- DVD cover
- Directed by: Leon Herbert
- Written by: Leon Herbert Matthew Hope
- Produced by: Matthew Hope Harry F. Rushton
- Starring: Leon Herbert Wil Johnson Daniela Lavender Jacqueline de Peza Tracey Vanessa Brown Bob Mercer Steve Weston Steve Edwin
- Cinematography: Koutaiba Al-Janabi
- Edited by: Christopher Bird
- Music by: Paul Foss Chris Nicolaides
- Distributed by: Odeon/Buccaneer
- Release dates: 29 August 2003; 14 December 2004 (DVD)
- Running time: 93 minutes
- Country: United Kingdom
- Language: English
- Budget: £6,000^{[citation needed]}

= Emotional Backgammon =

2003 film by Leon Herbert

Emotional Backgammon is a 2003 British independent comedy-drama about couples strategizing to repair relationships, with unexpected results. The film was written by Leon Herbert and Matthew Hope, directed by Herbert, and stars Herbert, Wil Johnson, Daniela Lavender, and Jacqueline de Peza. It is Herbert's first feature-length film. During its development it was featured on UK Channel 4's Movie Virgins series; upon its release, it received mixed reviews.

==Plot==
John is crushed when his girlfriend, Mary, announces that she's leaving him to "find herself", at the very moment John was about to ask her to marry him. John seeks out advice from his best friend Steve on strategies to win her back. Steve uses backgammon as a metaphor for approaches to take, telling John to "roll the dice, for love is a game." At the same time, Mary begins taking advice from her best friend, also employing complicated strategies. It is revealed that both John and Jane share a bitter, complicated past.

==Cast==
- Leon Herbert as Steve
- Wil Johnson as John
- Daniela Lavender as Mary
- Jacqueline de Peza as Jane
- Bob Mercer as Paul
- Steve Weston as Cab driver
- Steve Edwin as Psychiatrist
- Dee Cannon as Theatre Director

==Production==
Herbert and Hope stated that, "The script idea was drawn from countless conversations with friends in problematic relationships. It is a story about emotional black-mail, but also an analysis of insecurities, and the charged and complex control tactics we resort to in the game of love."
The film's production was featured on UK Channel 4's series Movie Virgins. With a budget of £6,000, it was shot on location in London, England "in a total of 18 days in July 1999" in 35mm by award-winning cinematographer Koutaiba Al-Janabi. Soundtrack artists included Kelly Le Roc, Lamarr, Incognito, David Lynden Hall, Fierce and Shola Ama (title track).

==Reception==
The film was met with very mixed reviews. The BBC review called it neither "a diamond hiding in the rough, or even a half decent feature", referring to the acting as "woeful", the soundtrack "cloyingly overbearing", which "deadens each scene", and the films sexual politics "dubious, unironic, and completely uninterrogated." According to the reviewer, the film's lack of understanding of sexual politics is illustrated by Steve's taking a role in Shakespeare's Taming of the Shrew, and the film is a "clunking, and offensive, drama."

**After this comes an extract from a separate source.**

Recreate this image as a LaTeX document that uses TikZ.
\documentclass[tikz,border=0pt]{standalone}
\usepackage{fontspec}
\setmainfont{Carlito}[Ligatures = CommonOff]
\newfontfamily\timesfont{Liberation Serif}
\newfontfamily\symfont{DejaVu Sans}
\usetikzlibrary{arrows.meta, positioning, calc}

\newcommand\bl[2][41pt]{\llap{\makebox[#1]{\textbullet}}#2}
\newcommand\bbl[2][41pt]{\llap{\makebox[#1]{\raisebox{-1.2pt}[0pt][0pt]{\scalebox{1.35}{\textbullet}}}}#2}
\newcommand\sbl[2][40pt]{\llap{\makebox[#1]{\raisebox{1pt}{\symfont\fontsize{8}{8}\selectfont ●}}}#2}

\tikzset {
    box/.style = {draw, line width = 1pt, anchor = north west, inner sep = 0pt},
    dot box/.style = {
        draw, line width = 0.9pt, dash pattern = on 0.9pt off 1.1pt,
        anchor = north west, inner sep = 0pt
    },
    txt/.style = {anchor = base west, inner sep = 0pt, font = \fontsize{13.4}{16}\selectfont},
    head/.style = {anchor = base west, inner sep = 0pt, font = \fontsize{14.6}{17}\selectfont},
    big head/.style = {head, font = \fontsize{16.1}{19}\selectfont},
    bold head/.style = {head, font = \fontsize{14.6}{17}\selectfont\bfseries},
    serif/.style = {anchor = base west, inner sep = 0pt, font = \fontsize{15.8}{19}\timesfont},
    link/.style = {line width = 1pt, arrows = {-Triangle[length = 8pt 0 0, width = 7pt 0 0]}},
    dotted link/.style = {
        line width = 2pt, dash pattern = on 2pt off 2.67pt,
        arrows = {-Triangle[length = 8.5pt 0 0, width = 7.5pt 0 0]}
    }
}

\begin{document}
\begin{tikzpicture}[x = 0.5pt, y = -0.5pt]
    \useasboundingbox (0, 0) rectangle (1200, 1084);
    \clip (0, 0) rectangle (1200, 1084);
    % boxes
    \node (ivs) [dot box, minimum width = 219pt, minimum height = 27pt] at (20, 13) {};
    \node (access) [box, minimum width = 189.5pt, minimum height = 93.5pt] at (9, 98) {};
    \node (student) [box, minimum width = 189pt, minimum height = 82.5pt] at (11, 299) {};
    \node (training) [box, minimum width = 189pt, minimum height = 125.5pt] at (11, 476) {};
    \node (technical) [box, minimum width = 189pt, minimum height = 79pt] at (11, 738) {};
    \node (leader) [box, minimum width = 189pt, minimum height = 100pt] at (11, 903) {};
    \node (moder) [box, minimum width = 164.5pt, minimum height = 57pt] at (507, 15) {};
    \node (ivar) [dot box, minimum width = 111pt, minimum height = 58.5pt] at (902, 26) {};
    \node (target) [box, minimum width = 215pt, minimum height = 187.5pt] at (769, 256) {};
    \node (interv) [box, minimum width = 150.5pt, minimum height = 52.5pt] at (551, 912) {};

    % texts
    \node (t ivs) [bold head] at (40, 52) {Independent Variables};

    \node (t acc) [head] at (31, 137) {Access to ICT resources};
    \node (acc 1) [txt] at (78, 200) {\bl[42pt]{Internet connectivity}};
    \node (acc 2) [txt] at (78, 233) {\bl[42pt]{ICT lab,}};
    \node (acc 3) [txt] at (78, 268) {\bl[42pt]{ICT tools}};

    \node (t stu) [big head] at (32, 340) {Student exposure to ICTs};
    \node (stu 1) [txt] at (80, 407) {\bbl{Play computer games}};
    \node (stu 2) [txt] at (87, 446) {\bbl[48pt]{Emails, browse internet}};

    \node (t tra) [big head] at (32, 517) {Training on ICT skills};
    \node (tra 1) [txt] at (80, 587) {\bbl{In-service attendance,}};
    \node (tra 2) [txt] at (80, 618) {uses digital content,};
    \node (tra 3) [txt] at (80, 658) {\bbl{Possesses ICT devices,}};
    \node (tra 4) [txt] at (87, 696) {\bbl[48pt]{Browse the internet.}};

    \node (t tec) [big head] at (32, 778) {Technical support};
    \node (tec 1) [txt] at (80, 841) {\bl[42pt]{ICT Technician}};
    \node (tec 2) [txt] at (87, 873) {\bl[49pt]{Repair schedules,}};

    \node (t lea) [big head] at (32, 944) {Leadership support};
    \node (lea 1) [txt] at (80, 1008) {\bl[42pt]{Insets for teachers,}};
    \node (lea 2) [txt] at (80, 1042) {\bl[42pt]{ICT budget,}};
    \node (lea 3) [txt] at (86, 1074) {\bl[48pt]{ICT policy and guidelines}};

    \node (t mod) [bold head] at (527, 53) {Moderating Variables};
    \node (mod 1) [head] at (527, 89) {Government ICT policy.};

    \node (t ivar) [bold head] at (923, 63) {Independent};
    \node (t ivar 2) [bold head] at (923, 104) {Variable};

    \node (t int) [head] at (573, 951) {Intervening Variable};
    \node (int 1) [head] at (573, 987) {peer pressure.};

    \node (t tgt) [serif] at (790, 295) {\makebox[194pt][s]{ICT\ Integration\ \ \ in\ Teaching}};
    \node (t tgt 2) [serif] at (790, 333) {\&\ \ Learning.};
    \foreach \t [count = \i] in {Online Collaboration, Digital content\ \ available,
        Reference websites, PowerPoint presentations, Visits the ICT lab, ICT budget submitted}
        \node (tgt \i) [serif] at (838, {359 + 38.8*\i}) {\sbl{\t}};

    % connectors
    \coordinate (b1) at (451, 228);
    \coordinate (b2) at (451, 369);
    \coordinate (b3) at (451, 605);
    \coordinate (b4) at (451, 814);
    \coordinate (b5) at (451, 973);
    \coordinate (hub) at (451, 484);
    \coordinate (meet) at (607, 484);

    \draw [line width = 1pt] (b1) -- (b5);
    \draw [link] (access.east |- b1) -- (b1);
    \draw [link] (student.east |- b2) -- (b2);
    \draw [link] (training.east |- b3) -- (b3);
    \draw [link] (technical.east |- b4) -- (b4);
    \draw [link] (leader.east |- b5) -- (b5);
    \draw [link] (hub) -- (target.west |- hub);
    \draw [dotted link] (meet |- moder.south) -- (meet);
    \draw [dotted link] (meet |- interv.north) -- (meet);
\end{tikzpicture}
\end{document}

Rich Cline called the film an "enjoyable low-budget British relationship comedy [which] has a serious sting in its tale at the end that almost undoes it altogether." Cline enjoyed the film's "style and substance", "visuals" and acting, but found the plot to be similar to Two Can Play That Game. He appreciated the use of London locations, intercut with "witty fantasy sequences" for character point of view, but found the film to take "seriously disturbing turns" in which misogyny, "rape, murder, and homosexuality" are introduced at the climax of the film, and "seriously weaken the clever and funny film that went before."

Angela Swift wrote that even though she hoped it would succeed, and was prepared to grant considerable latitude for any faults, the film "unfortunately, does not measure up to our hopes or expectations." Some of the "admirable work" includes the nearly all-black cast, portraying "unabashed ethnicity" and the film's "almost clever" idea with "a few good twists". Swift found the backgammon-human-relationship simile to be overused, though visually interesting: "overkill drowns out any notion of ingenuity", and the film's repeated use of a pun on "Taming of the shrew" to be "without subtlety or insight." Overall, the film is "relatively unfunny and unsophisticated".

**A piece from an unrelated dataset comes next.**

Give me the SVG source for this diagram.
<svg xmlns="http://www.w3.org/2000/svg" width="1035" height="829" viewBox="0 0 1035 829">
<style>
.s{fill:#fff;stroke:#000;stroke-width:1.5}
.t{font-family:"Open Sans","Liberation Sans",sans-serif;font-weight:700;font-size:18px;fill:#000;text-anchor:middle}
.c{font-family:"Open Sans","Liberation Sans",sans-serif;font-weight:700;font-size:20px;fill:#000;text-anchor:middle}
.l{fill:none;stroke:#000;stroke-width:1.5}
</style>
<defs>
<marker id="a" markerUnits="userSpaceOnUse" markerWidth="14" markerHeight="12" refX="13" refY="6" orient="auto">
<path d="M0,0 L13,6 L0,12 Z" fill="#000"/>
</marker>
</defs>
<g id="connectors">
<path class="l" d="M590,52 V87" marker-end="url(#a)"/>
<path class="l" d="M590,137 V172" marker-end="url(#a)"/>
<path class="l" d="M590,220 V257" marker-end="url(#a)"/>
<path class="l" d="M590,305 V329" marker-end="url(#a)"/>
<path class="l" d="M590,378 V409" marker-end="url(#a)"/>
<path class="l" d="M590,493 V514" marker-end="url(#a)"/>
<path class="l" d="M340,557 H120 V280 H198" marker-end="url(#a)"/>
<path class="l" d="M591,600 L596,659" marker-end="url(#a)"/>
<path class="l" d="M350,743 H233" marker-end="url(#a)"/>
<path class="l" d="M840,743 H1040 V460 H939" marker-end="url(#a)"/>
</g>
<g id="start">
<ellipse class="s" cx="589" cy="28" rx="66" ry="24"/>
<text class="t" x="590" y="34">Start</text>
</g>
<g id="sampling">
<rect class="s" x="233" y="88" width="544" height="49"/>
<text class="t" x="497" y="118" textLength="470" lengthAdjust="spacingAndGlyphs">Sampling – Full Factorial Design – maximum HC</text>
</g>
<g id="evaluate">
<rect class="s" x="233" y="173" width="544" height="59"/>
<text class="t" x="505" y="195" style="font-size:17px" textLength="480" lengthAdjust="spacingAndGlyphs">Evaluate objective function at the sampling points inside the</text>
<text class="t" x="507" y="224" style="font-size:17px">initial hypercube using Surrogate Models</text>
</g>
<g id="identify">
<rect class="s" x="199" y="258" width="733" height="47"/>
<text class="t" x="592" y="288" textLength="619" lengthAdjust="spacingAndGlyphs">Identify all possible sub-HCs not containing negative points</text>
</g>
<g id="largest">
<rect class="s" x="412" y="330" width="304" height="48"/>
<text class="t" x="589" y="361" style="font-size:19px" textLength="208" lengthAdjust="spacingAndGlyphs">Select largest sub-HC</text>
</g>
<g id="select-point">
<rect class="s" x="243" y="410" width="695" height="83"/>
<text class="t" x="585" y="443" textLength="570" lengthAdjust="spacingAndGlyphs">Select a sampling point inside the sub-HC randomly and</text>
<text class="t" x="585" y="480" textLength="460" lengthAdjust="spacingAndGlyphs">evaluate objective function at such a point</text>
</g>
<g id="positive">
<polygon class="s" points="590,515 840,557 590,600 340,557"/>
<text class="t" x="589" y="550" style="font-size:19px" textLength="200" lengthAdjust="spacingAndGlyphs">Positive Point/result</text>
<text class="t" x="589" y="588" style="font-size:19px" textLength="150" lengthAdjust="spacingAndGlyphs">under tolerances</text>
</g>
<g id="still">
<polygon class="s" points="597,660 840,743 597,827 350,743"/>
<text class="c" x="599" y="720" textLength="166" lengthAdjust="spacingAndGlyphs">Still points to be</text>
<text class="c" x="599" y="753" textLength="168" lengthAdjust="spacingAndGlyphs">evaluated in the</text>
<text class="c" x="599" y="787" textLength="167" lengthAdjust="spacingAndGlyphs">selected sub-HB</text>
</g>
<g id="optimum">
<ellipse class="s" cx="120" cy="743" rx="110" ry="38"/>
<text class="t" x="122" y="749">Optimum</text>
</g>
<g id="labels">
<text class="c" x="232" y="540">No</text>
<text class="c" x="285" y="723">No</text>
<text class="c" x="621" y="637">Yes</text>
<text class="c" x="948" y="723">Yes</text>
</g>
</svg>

The Time Out reviewer wondered "Are Steve and Jane to blame for what ensues? Or [...] Shakespeare [...]?", and found that, although model/actor Johnson "manages to cut an intriguing figure, the film leaves the viewer perplexed. Is Herbert just playing with his audience? If so, it's a dangerous game."

According to The Guerrilla Film Maker's Handbook, the film grossed £1056, for 209 tickets sold.